If HER2 comes back negative, it will have to be further tested for an Oncotype. If this oncotype comes back below the 16-18 percentage range, I will NOT need chemo. (Yay!!!)
However, if it comes back any higher than that, I will have to have chemo. This one being Taxotere mixed with Lyxotan once every 3 weeks for four rounds. And I will lose my hair with this as well.
And, to give you an idea, Dr. Brownlee said that usually in patients where their ER/PR scores are a lower percentage (mine were 21 and 22% respectively), the Oncotype is usually higher. So, she told me she is pretty sure that I’ll need chemo in one form or another.
So, basically there are 4 scenarios that can happen. And only one in which I will not lose my hair. So, I’m happy to have this info because I am now able to kind of start mentally preparing for it (as much as one can prepare for something like that).
But I’m not done yet. Most of you, hopefully, know that before this cancer diagnosis, I was kind of indifferent about wanting kids. I knew I did NOT want to be a single mom, but if I were to meet and marry an awesome guy and he wanted to have kids, I was going to happily give him one. Or two. But if that didn’t happen, I was going to be okay with that as well.
And since this diagnosis, one thing I haven’t been super forthcoming about in these blogs is the fact that my fertility has now become a big deal. Not just to me but to my doctors and seemingly everyone around me. Since hormones produced by the female body are what literally feed my cancer, my body is stuck in this vicious cycle of trying to kill me.
So, now all of this is essentially being thrown in my face and my just “letting it happen if it happens” philosophy has been thrown out the window. If I absolutely did not want kids, I would be fine. I could take all the drugs that suppress these hormones, go into menopause or have a hysterectomy and be fine. And since most women who go through this are older and have already done their damage to society by birthing children (I’m joking, please don’t hate me for saying that), it is not usually something they have to deal with. But the threat of having it all taken away against my will has forced me to admit that I really do want children. Or at least a child, one day.

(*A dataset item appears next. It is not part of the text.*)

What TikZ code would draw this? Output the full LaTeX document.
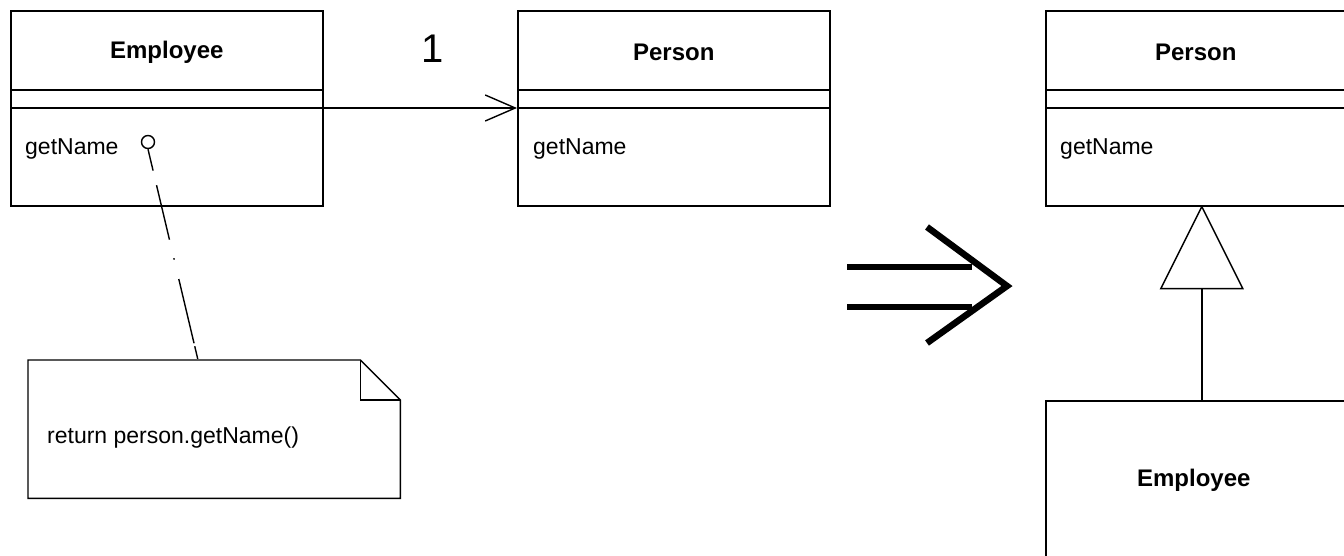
\documentclass[tikz,border=0pt]{standalone}
\usepackage{fontspec}
\setmainfont{Liberation Sans}
\usetikzlibrary{calc,arrows.meta}
\begin{document}
\begin{tikzpicture}[x=1pt,y=-1pt,
  box/.style={draw, line width=1.6pt, minimum width=312pt, minimum height=195pt, anchor=north west, inner sep=0pt},
  plainbox/.style={minimum width=372pt, minimum height=138pt, anchor=north west, inner sep=0pt},
  sep/.style={line width=1.6pt},
  thinline/.style={line width=1.4pt},
  title/.style={font=\fontsize{24}{28}\selectfont\bfseries, inner sep=0pt},
  op/.style={font=\fontsize{23}{27}\selectfont, anchor=west, inner sep=0pt},
  bigarrow/.style={line width=6.5pt},
  notelink/.style={line width=1.4pt, dash pattern=on 22pt off 15pt on 56pt off 19pt on 1.5pt off 20pt on 66pt off 3pt on 13pt}
]
\useasboundingbox (0,0) rectangle (1344,556);
\clip (0,0) rectangle (1344,556);

% ---- left Employee class
\node[box] (E) at (10,10) {};
\draw[sep] ($(E.north west)+(0,80)$) -- ($(E.north east)+(0,80)$);
\draw[sep] ($(E.north west)+(0,98)$) -- ($(E.north east)+(0,98)$);
\node[title] (Et) at ($(E.north)+(0,42)$) {Employee};
\node[op] (Eop) at ($(E.north west)+(15,139)$) {getName};
\node[circle, draw, line width=1.4pt, minimum size=13pt, inner sep=0pt] (lol) at (148,142) {};

% ---- middle Person class
\node[box] (P) at (517,10) {};
\draw[sep] ($(P.north west)+(0,80)$) -- ($(P.north east)+(0,80)$);
\draw[sep] ($(P.north west)+(0,98)$) -- ($(P.north east)+(0,98)$);
\node[title] (Pt) at ($(P.north)+(0,42)$) {Person};
\node[op] (Pop) at ($(P.north west)+(16,139)$) {getName};

% association
\draw[sep, -{Straight Barb[length=30pt, width=26pt, line width=1.4pt]}] ($(E.north east)+(0,98)$) -- ($(P.north west)+(0,98)$);
\node[font=\fontsize{40}{44}\selectfont, inner sep=0pt] (mult) at (433,49) {1};

% ---- note
\node[plainbox] (N) at (28,360) {};
\draw[thinline] (N.north west) -- ($(N.north east)+(-40,0)$) -- ($(N.north east)+(0,40)$) -- (N.south east) -- (N.south west) -- cycle;
\draw[thinline] ($(N.north east)+(-40,0)$) -- ($(N.north east)+(-40,40)$) -- ($(N.north east)+(0,40)$);
\node[op] (Nt) at ($(N.west)+(19,8)$) {return person.getName()};
\coordinate (Ntop) at ($(N.north west)+(170,0)$);
\draw[notelink] (lol.south) -- (Ntop);

% ---- big refactoring arrow
\coordinate (a1) at (847,267);
\coordinate (a2) at (972,267);
\coordinate (a3) at (847,307);
\coordinate (a4) at (972,307);
\coordinate (c1) at (927,227);
\coordinate (c2) at (1007,286);
\coordinate (c3) at (927,343);
\draw[bigarrow] (a1) -- (a2);
\draw[bigarrow] (a3) -- (a4);
\draw[bigarrow, line join=miter] (c1) -- (c2) -- (c3);

% ---- right Person class
\node[box] (P2) at (1045,10) {};
\draw[sep] ($(P2.north west)+(0,80)$) -- ($(P2.north east)+(0,80)$);
\draw[sep] ($(P2.north west)+(0,98)$) -- ($(P2.north east)+(0,98)$);
\node[title] (P2t) at ($(P2.north)+(-6,42)$) {Person};
\node[op] (P2op) at ($(P2.north west)+(15,139)$) {getName};

% ---- right Employee class
\node[box] (E2) at (1045,400) {};
\node[title] (E2t) at ($(E2.north)+(-8,80)$) {Employee};

% generalization
\draw[thinline] (E2.north) -- ($(P2.south)+(0,82)$);
\draw[thinline, line join=miter] (P2.south) -- ++(-41,82) -- ++(82,0) -- cycle;
\end{tikzpicture}
\end{document}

And here’s where the problem begins. (Lol, did you think it was coming to an end anytime soon?!) Chemo can have an affect on fertility later on down the road. And taking estrogen-suppressing drugs can have an effect on fertility later on down the road. And getting pregnant on any of these drugs is very dangerous. But my only way forward is to take these drugs. Because getting pregnant and the high dose of hormones rushing through your body at any given moment during pregnancy has now become very dangerous for me. It will increase my likelihood of recurrence by a pretty decent amount. Which is very dangerous, according to my oncologist, because it usually comes back with a vengeance.
So, I am being referred to the REACH center in Charlotte to discuss harvesting and freezing my eggs. (Assuming I’m able to afford it.)
However, freezing my eggs is only being done as a backup. My oncologist said plenty of women go on to conceive naturally after chemo. Some have trouble and some don’t. It’s a hard area to study, so it’s almost impossible to know exactly why they have trouble.
But, technology is pretty fucking amazing these days. If/when I do need chemo, they will also mix in another drug during my treatments that will essentially shut down my ovaries and “freeze” them in time. So, in the year or two that I’ll be undergoing treatment (if that’s the route I have to take), my ovaries will stop aging, and I will be able to postpone having children without upping my risks later on. Which is just really amazing to me.
In my WILDEST dreams, I never could’ve imagined I would be here. Ever. At any point in my life. Let alone at 30 years old. God better have a damn good explanation for this shit. Or at least a beautiful (and VERY understanding) man waiting on the other side of this with a ring in his pocket.